L'histoire :
Le 20 septembre 1979, Pierre Goldman est assassiné en pleine rue alors que « sa femme s’apprêtait à mettre au monde leur enfant »… Dans la demi-heure qui suivit, un groupuscule d’extrême-droite inconnu, « Honneur de la police », revendique le meurtre. Goldman semble avoir payé son passé de bandit. Il fut en effet l’auteur de plusieurs braquages en septembre 1969, ciblant une pharmacie, un magasin de haute-couture et les établissements Vog. Le même mois de la même année, Pierre Goldman est accusé d’un braquage sanglant ayant visé la pharmacie Delaunay du boulevard Richard-Lenoir à Paris. Deux pharmaciennes sont tuées et deux autres personnes blessées. Sauf que Goldman nie en bloc toutes les accusations, contrairement aux trois autres braquages. Après une enquête bâclée, l’homme est d’abord reconnu coupable et condamné à perpétuité. Mais après avoir reçu le soutien massif des milieux intellectuels de gauche, il est innocenté, acquitté puis condamné à douze ans de prison pour les trois autres braquages et libéré peu après. 10 ans plus tard, ce fils de résistants, militant d’extrême gauche, tour à tour intellectuel et gangster, sera assassiné. 15 000 personnes assisteront à son enterrement au Père-Lachaise. Parmi eux, toute l’intelligentsia de gauche venue saluer un ami : Jean-Paul Sartre, Alain Krivine, Simone de Beauvoir, Régis Debray… Le parcours d’un étranger parmi les siens hésitant entre violence et érudition, otage et victime d’un héritage…

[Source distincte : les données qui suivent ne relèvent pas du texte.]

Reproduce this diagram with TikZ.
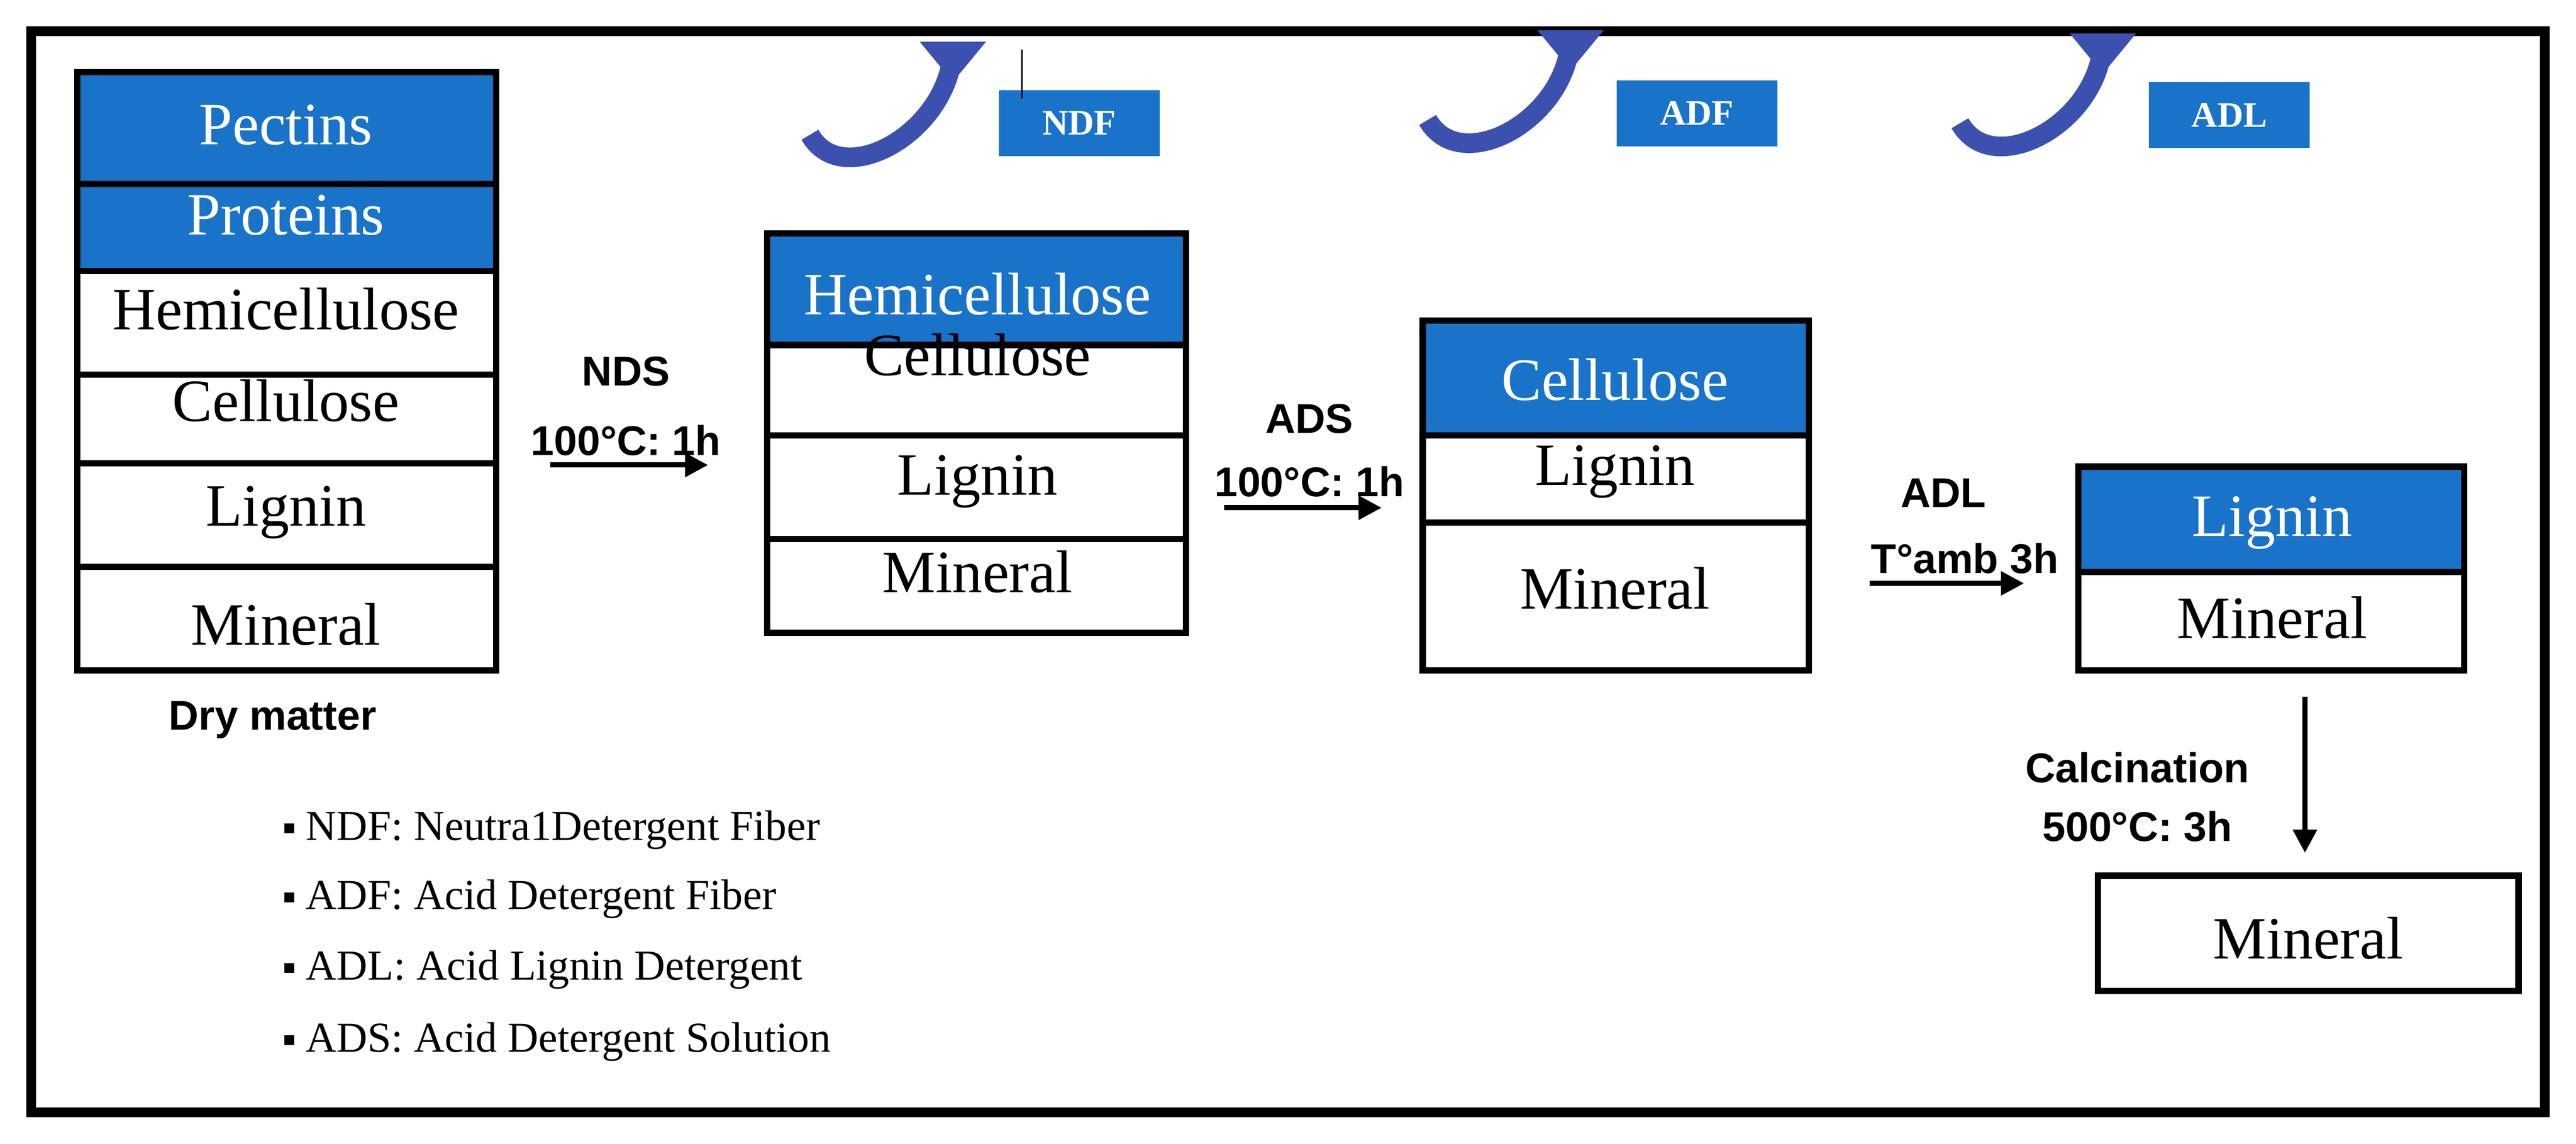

Ce qu'on en pense sur la planète BD :
L’auteur Emmanuel Moynot s’est intéressé à l’affaire Pierre Goldman qui, en son temps, déchaina les passions et révéla au grand public le destin d’un homme pris pour cible par des activistes d’extrême-droite en lien avec les services de renseignement d’Etat. Il y dévoile la personnalité complexe d’un homme-caméléon, tour à tour gangster, écrivain, militant, guérilléro et fils de résistants. Articulant son récit autour d’une narration factuelle entrecoupée de longs entretiens avec ses amis ou avocats, s’appuyant aussi dans une large mesure sur le livre écrit par Goldman lui-même (Souvenirs obscurs d’un juif polonais né en France), Moynot sonde en profondeur la personnalité et le destin d’un homme à tout le moins complexe, dans le contexte des tensions post-soixante-huitardes. Au-delà, cette BD-enquête met au jour les ambiguïtés d’un assassinat jamais élucidé, pour des raisons politiques ou idéologiques. Si le travail de documentation est ici important, on achève néanmoins la lecture (parfois éreintante) en s’interrogeant sur les réelles intentions du livre et de l’auteur. S’agit-il d’affiner le portrait du personnage, d’éclairer son destin tortueux et atypique, de poser une nouvelle fois la question des responsabilités ou de porter une mémoire politique ? On ne sait pas vraiment car le message est finalement assez brumeux, sinon anecdotique pour le plus grand nombre. Le livre aurait aussi pu faire l’économie de quelques longueurs pour gagner en fluidité narrative. Si l’histoire de la gauche française et les luttes politiques des années 70 vous intéressent, pourquoi pas. Pour les autres, une BD-reportage d’un intérêt limité.